Question

Let $f:R \to R$ be defined as $f\left( x \right) = 10x + 7$ then find the function $g:R \to R$ such that $gof = fog = {I_R}$.

Answer 1

Hint: In this problem, first we will prove that the given function $f\left( x \right) = 10x + 7$is invertible. Then, we will use the given condition $gof = fog = {I_R}$ to find the required function $g\left( x \right)$. That is, we will find the inverse function of $f\left( x \right)$.

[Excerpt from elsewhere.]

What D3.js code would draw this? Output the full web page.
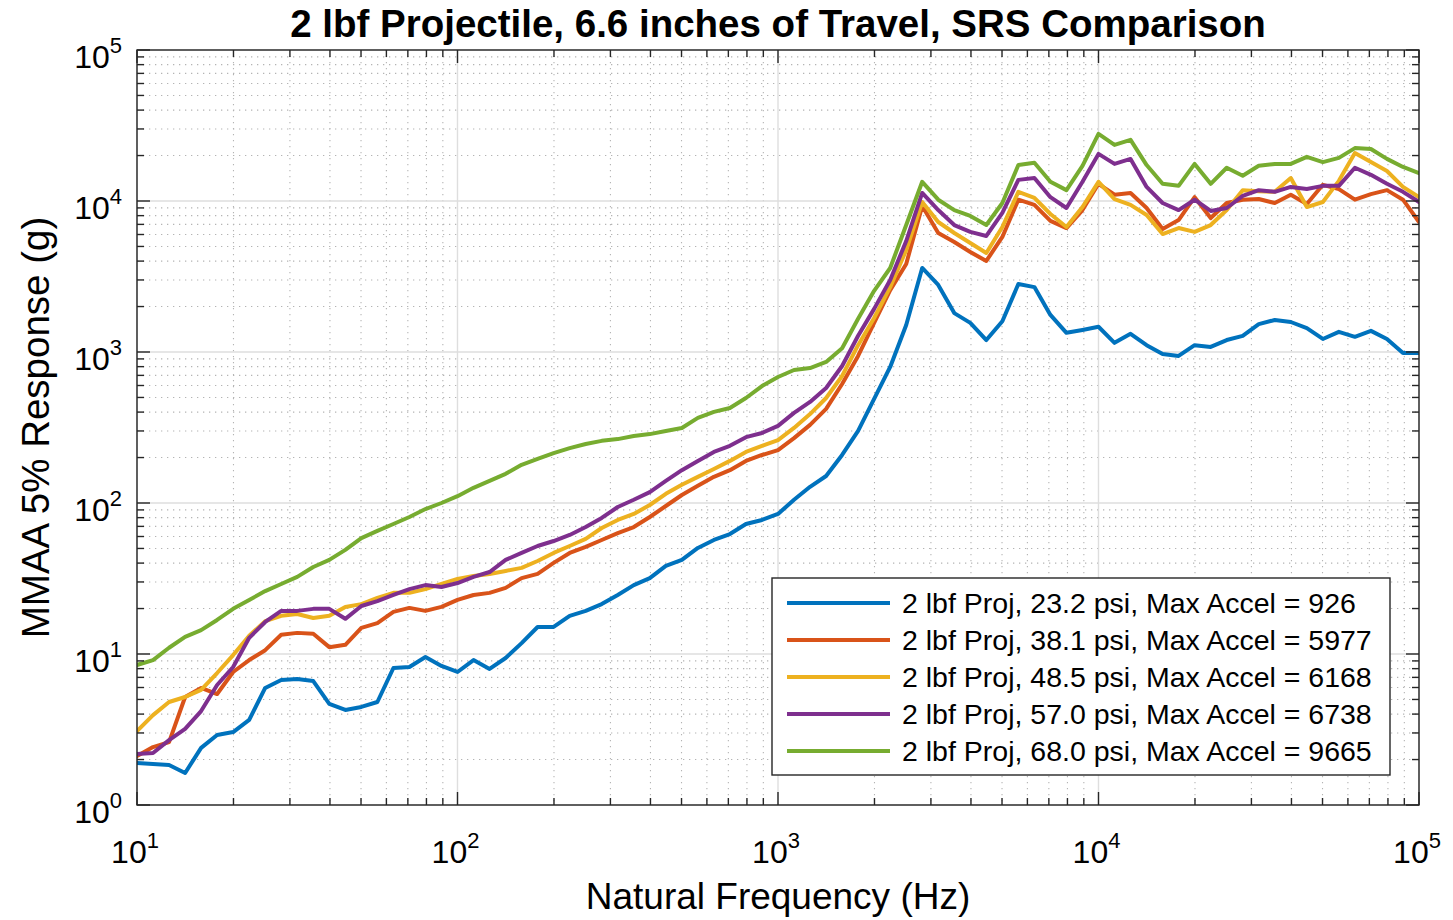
<!DOCTYPE html>
<html>
<head>
<meta charset="utf-8">
<script src="https://cdn.jsdelivr.net/npm/d3@7"></script>
<style>
  body { margin: 0; background: #fff; }
  svg text { font-family: "Liberation Sans", Arial, Helvetica, sans-serif; fill: #000; }
</style>
</head>
<body>
<svg id="chart" width="1453" height="920"></svg>
<script>
// Natural frequencies (Hz), 1/20-decade spacing
const freqHz = [
  10, 11.22, 12.59, 14.13, 15.85, 17.78, 19.95, 22.39, 25.12, 28.18,
  31.62, 35.48, 39.81, 44.67, 50.12, 56.23, 63.10, 70.79, 79.43, 89.13,
  100, 112.2, 125.9, 141.3, 158.5, 177.8, 199.5, 223.9, 251.2, 281.8,
  316.2, 354.8, 398.1, 446.7, 501.2, 562.3, 631.0, 707.9, 794.3, 891.3,
  1000, 1122, 1259, 1413, 1585, 1778, 1995, 2239, 2512, 2818,
  3162, 3548, 3981, 4467, 5012, 5623, 6310, 7079, 7943, 8913,
  10000, 11220, 12590, 14130, 15850, 17780, 19950, 22390, 25120, 28180,
  31620, 35480, 39810, 44670, 50120, 56230, 63100, 70790, 79430, 89130,
  100000
];

// MMAA 5% response (g) for each shot
const srs232 = [
  1.90, 1.87, 1.84, 1.63, 2.39, 2.91, 3.04, 3.66, 5.96, 6.73,
  6.83, 6.62, 4.67, 4.26, 4.46, 4.81, 8.08, 8.20, 9.55, 8.33,
  7.60, 9.12, 7.96, 9.41, 11.8, 15.1, 15.1, 17.9, 19.3, 21.4,
  24.6, 28.6, 31.8, 38.3, 42.0, 50.4, 56.9, 62.3, 72.6, 77.2,
  84.6, 105, 128, 151, 208, 300, 489, 796, 1510, 3600,
  2780, 1810, 1560, 1200, 1600, 2820, 2690, 1760, 1340, 1400,
  1470, 1150, 1320, 1110, 970, 942, 1110, 1080, 1200, 1280,
  1530, 1630, 1580, 1440, 1220, 1360, 1260, 1380, 1220, 985,
  985
];
const srs381 = [
  2.11, 2.42, 2.61, 5.19, 5.96, 5.43, 7.60, 9.12, 10.6, 13.4,
  13.8, 13.6, 11.1, 11.5, 14.9, 16.0, 19.0, 20.2, 19.3, 20.5,
  22.8, 24.6, 25.4, 27.4, 31.8, 33.9, 40.1, 46.7, 51.2, 56.9,
  63.2, 69.3, 80.8, 95.5, 113, 130, 149, 165, 190, 208,
  224, 269, 329, 420, 614, 942, 1560, 2570, 3830, 9270,
  6140, 5350, 4590, 4010, 5780, 10200, 9420, 7380, 6620, 8710,
  13000, 11000, 11300, 8990, 6530, 7480, 10600, 7710, 9700, 10200,
  10300, 9700, 11000, 9550, 12800, 12000, 10200, 11100, 11800, 10200,
  7260
];
const srs485 = [
  3.09, 3.94, 4.81, 5.19, 5.78, 7.48, 9.84, 13.2, 16.5, 17.9,
  18.4, 17.3, 17.9, 20.5, 21.4, 23.5, 25.4, 25.4, 26.9, 29.1,
  31.4, 32.9, 33.9, 35.5, 37.2, 41.3, 46.7, 51.9, 57.8, 68.3,
  77.2, 84.6, 97.0, 115, 132, 149, 168, 190, 218, 239,
  261, 314, 388, 496, 694, 1110, 1680, 2690, 4730, 9850,
  7260, 6140, 5270, 4530, 6730, 11500, 10500, 8200, 6730, 9120,
  13400, 10300, 9420, 8070, 6040, 6620, 6240, 6930, 8710, 11800,
  11600, 11500, 14200, 9120, 9850, 13600, 20800, 18100, 15800, 12400,
  10600
];
const srs570 = [
  2.18, 2.21, 2.69, 3.19, 4.19, 6.23, 8.20, 12.8, 16.3, 19.3,
  19.3, 19.9, 19.9, 17.1, 20.8, 22.4, 24.6, 26.9, 28.6, 27.8,
  29.5, 32.4, 34.9, 42.0, 46.7, 51.9, 56.0, 61.4, 69.3, 79.6,
  94.1, 105, 118, 140, 165, 190, 218, 239, 273, 291,
  324, 395, 467, 578, 808, 1280, 1930, 3000, 5430, 11300,
  8710, 6930, 6240, 5870, 8340, 13800, 14200, 10600, 8990, 13400,
  20500, 17600, 19000, 12400, 9700, 8710, 10200, 8590, 8990, 10800,
  11800, 11500, 12400, 12000, 12600, 12600, 16600, 14900, 13000, 11500,
  9850
];
const srs680 = [
  8.46, 9.12, 11.0, 13.0, 14.4, 16.8, 19.9, 22.8, 26.1, 29.1,
  32.4, 37.7, 42.0, 48.9, 58.6, 65.3, 72.6, 80.8, 91.2, 100,
  111, 126, 140, 156, 179, 196, 214, 231, 246, 258,
  265, 278, 286, 300, 314, 366, 401, 426, 496, 595,
  683, 760, 783, 859, 1060, 1660, 2540, 3600, 6930, 13400,
  10200, 8710, 7960, 6930, 9700, 17300, 17900, 13400, 11800, 17100,
  27800, 23500, 25400, 17300, 13000, 12600, 17600, 13000, 16600, 14700,
  17100, 17600, 17600, 19600, 18100, 19300, 22400, 22100, 19000, 16800,
  15300
];

const seriesValues = [srs232, srs381, srs485, srs570, srs680];
const seriesNames = [
  "2 lbf Proj, 23.2 psi, Max Accel = 926",
  "2 lbf Proj, 38.1 psi, Max Accel = 5977",
  "2 lbf Proj, 48.5 psi, Max Accel = 6168",
  "2 lbf Proj, 57.0 psi, Max Accel = 6738",
  "2 lbf Proj, 68.0 psi, Max Accel = 9665"
];
const seriesColors = ["#0072BD", "#D95319", "#EDB120", "#7E2F8E", "#77AC30"];

const xTickExponents = [1, 2, 3, 4, 5];
const yTickExponents = [0, 1, 2, 3, 4, 5];

const titleText = "2 lbf Projectile, 6.6 inches of Travel, SRS Comparison";
const xLabelText = "Natural Frequency (Hz)";
const yLabelText = "MMAA 5% Response (g)";

// ---- layout ----
const plot = { left: 137, right: 1419, top: 50, bottom: 805 };
const axisColor = "#262626";

const svg = d3.select("#chart");

const x = d3.scaleLog().domain([10, 1e5]).range([plot.left, plot.right]);
const y = d3.scaleLog().domain([1, 1e5]).range([plot.bottom, plot.top]);

const isDecade = v => Math.abs(Math.log10(v) - Math.round(Math.log10(v))) < 1e-9;
const xAll = x.ticks();
const yAll = y.ticks();
const xMinor = xAll.filter(v => !isDecade(v));
const yMinor = yAll.filter(v => !isDecade(v));
const xMajor = xTickExponents.map(e => Math.pow(10, e));
const yMajor = yTickExponents.map(e => Math.pow(10, e));

// ---- grid ----
const grid = svg.append("g");
grid.selectAll(".gxm").data(xMinor).join("line")
  .attr("x1", d => x(d)).attr("x2", d => x(d))
  .attr("y1", plot.top).attr("y2", plot.bottom)
  .attr("stroke", "#b4b4b4").attr("stroke-width", 1.1)
  .attr("stroke-dasharray", "1.3 4.7");
grid.selectAll(".gym").data(yMinor).join("line")
  .attr("y1", d => y(d)).attr("y2", d => y(d))
  .attr("x1", plot.left).attr("x2", plot.right)
  .attr("stroke", "#b4b4b4").attr("stroke-width", 1.1)
  .attr("stroke-dasharray", "1.3 4.7");
grid.selectAll(".gxM").data(xMajor).join("line")
  .attr("x1", d => x(d)).attr("x2", d => x(d))
  .attr("y1", plot.top).attr("y2", plot.bottom)
  .attr("stroke", "#dedede").attr("stroke-width", 1.4);
grid.selectAll(".gyM").data(yMajor).join("line")
  .attr("y1", d => y(d)).attr("y2", d => y(d))
  .attr("x1", plot.left).attr("x2", plot.right)
  .attr("stroke", "#dedede").attr("stroke-width", 1.4);

// ---- data lines ----
svg.append("clipPath").attr("id", "plotClip")
  .append("rect")
  .attr("x", plot.left).attr("y", plot.top)
  .attr("width", plot.right - plot.left).attr("height", plot.bottom - plot.top);

const line = d3.line()
  .x((d, i) => x(freqHz[i]))
  .y(d => y(d));

svg.append("g").attr("clip-path", "url(#plotClip)")
  .selectAll("path").data(seriesValues).join("path")
  .attr("d", d => line(d))
  .attr("fill", "none")
  .attr("stroke", (d, i) => seriesColors[i])
  .attr("stroke-width", 4)
  .attr("stroke-linejoin", "round")
  .attr("stroke-linecap", "round");

// ---- box and inward ticks ----
const axes = svg.append("g");
axes.append("rect")
  .attr("x", plot.left).attr("y", plot.top)
  .attr("width", plot.right - plot.left).attr("height", plot.bottom - plot.top)
  .attr("fill", "none").attr("stroke", axisColor).attr("stroke-width", 1.4);

const majorLen = 13, minorLen = 7;
const xTicks = xAll.map(v => ({ v, len: isDecade(v) ? majorLen : minorLen }));
const yTicks = yAll.map(v => ({ v, len: isDecade(v) ? majorLen : minorLen }));

axes.selectAll(".tb").data(xTicks).join("line")
  .attr("x1", d => x(d.v)).attr("x2", d => x(d.v))
  .attr("y1", plot.bottom).attr("y2", d => plot.bottom - d.len)
  .attr("stroke", axisColor).attr("stroke-width", 1.4);
axes.selectAll(".tt").data(xTicks).join("line")
  .attr("x1", d => x(d.v)).attr("x2", d => x(d.v))
  .attr("y1", plot.top).attr("y2", d => plot.top + d.len)
  .attr("stroke", axisColor).attr("stroke-width", 1.4);
axes.selectAll(".tl").data(yTicks).join("line")
  .attr("y1", d => y(d.v)).attr("y2", d => y(d.v))
  .attr("x1", plot.left).attr("x2", d => plot.left + d.len)
  .attr("stroke", axisColor).attr("stroke-width", 1.4);
axes.selectAll(".tr").data(yTicks).join("line")
  .attr("y1", d => y(d.v)).attr("y2", d => y(d.v))
  .attr("x1", plot.right).attr("x2", d => plot.right - d.len)
  .attr("stroke", axisColor).attr("stroke-width", 1.4);

// ---- tick labels (10 with superscript exponent) ----
function powerLabel(sel, exp) {
  sel.append("tspan").text("10").attr("font-size", 32);
  sel.append("tspan").text(exp).attr("font-size", 22).attr("dy", -15);
}
svg.append("g").selectAll("text").data(xTickExponents).join("text")
  .attr("x", e => x(Math.pow(10, e)) - 2)
  .attr("y", plot.bottom + 58)
  .attr("text-anchor", "middle")
  .attr("fill", "#1a1a1a")
  .each(function (e) { powerLabel(d3.select(this), e); });

svg.append("g").selectAll("text").data(yTickExponents).join("text")
  .attr("x", plot.left - 15)
  .attr("y", e => y(Math.pow(10, e)) + 18)
  .attr("text-anchor", "end")
  .attr("fill", "#1a1a1a")
  .each(function (e) { powerLabel(d3.select(this), e); });

// ---- title and axis labels ----
svg.append("text")
  .attr("x", (plot.left + plot.right) / 2).attr("y", 37)
  .attr("text-anchor", "middle")
  .attr("font-size", 38.5).attr("font-weight", "bold")
  .text(titleText);

svg.append("text")
  .attr("x", (plot.left + plot.right) / 2).attr("y", 909)
  .attr("text-anchor", "middle")
  .attr("font-size", 37).attr("fill", "#1a1a1a")
  .text(xLabelText);

svg.append("text")
  .attr("transform", `translate(49, ${(plot.top + plot.bottom) / 2}) rotate(-90)`)
  .attr("text-anchor", "middle")
  .attr("font-size", 38.5).attr("fill", "#1a1a1a")
  .text(yLabelText);

// ---- legend ----
const legend = { x: 772, y: 578, w: 618, h: 197, rowH: 37, firstRow: 25 };
const lg = svg.append("g");
lg.append("rect")
  .attr("x", legend.x).attr("y", legend.y)
  .attr("width", legend.w).attr("height", legend.h)
  .attr("fill", "#fff").attr("stroke", axisColor).attr("stroke-width", 1.4);
const rows = lg.selectAll("g").data(seriesNames).join("g")
  .attr("transform", (d, i) => `translate(${legend.x}, ${legend.y + legend.firstRow + i * legend.rowH})`);
rows.append("line")
  .attr("x1", 15).attr("x2", 118).attr("y1", 0).attr("y2", 0)
  .attr("stroke", (d, i) => seriesColors[i]).attr("stroke-width", 4);
rows.append("text")
  .attr("x", 130).attr("y", 10)
  .attr("font-size", 28.5).attr("fill", "#000")
  .text(d => d);
</script>
</body>
</html>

Complete step-by-step answer:
In this problem, the given function is $f:R \to R$, $f\left( x \right) = 10x + 7$. We need to find the function $g:R \to R$ such that $gof = fog = {I_R}$. Note that $gof = fog = {I_R}$ implies $g\left( x \right)$ is an inverse function of $f\left( x \right)$. That is, $g\left( x \right) = {f^{ - 1}}\left( x \right)$. Also we can write $f\left( x \right) = {g^{ - 1}}\left( x \right)$. To find the required function $g\left( x \right)$, we will find the inverse of $f\left( x \right)$. For this, first we will prove that the function $f\left( x \right)$ is invertible. That is, we will prove that the function is one-one and onto both. Note that here the domain of $f$ is $R$. Let us take two elements ${x_1}$ and ${x_2}$ from the domain $R$. Let us consider $f\left( {{x_1}} \right) = f\left( {{x_2}} \right)$. So, we can write
 $f\left( {{x_1}} \right) = f\left( {{x_2}} \right)$
$ \Rightarrow 10{x_1} + 7 = 10{x_2} + 7$
$ \Rightarrow 10{x_1} = 10{x_2}$
$ \Rightarrow {x_1} = {x_2}$
Here we get $f\left( {{x_1}} \right) = f\left( {{x_2}} \right) \Rightarrow {x_1} = {x_2}$. So, we can say that $f$ is a one-one function.
Let us take an arbitrary element $y$ from codomain $R$. Let us consider $y = f\left( x \right)$. So, we can write
$y = f\left( x \right)$
$ \Rightarrow y = 10x + 7$
$ \Rightarrow y - 7 = 10x$
$ \Rightarrow x = \dfrac{{y - 7}}{{10}}$
We can see that $x = \dfrac{{y - 7}}{{10}} \in R$(domain). That is, for arbitrary element $y \in R$ (codomain) there is an element $x \in R$ (domain) such that $f\left( x \right) = y$. So, we can say that $f$ is onto function.
Here $f:R \to R$, $f\left( x \right) = 10x + 7$ is one-one and onto. So, we can say that $f$ is invertible. That is, ${f^{ - 1}}\left( x \right)$ exists. To find ${f^{ - 1}}\left( x \right)$, let us consider $y = f\left( x \right)$. So, we can write
$y = 10x + 7$
$ \Rightarrow x = \dfrac{{y - 7}}{{10}}$
$ \Rightarrow {f^{ - 1}}\left( y \right) = \dfrac{{y - 7}}{{10}}\quad \left[ {\because y = f\left( x \right) \Rightarrow x = {f^{ - 1}}\left( y \right)} \right]$
Replace $y$ by $x$, we get
${f^{ - 1}}\left( x \right) = \dfrac{{x - 7}}{{10}}$
$ \Rightarrow g\left( x \right) = \dfrac{{x - 7}}{{10}}\quad \left[ {\because gof = fog = {I_R} \Rightarrow g\left( x \right) = {f^{ - 1}}\left( x \right)} \right]$
Hence, the required function is $g:R \to R$, $g\left( x \right) = \dfrac{{x - 7}}{{10}}$.

Note: If $f:A \to B$ and $g:B \to c$ are two functions then the composition of $f$ and $g$ is denoted by $gof$ and it is defined as $gof:A \to c$, $gof\left( x \right) = g\left[ {f\left( x \right)} \right]$, $\forall x \in A$. If the function $f$ is invertible then $f$ must be one-one and onto. Converse is also true.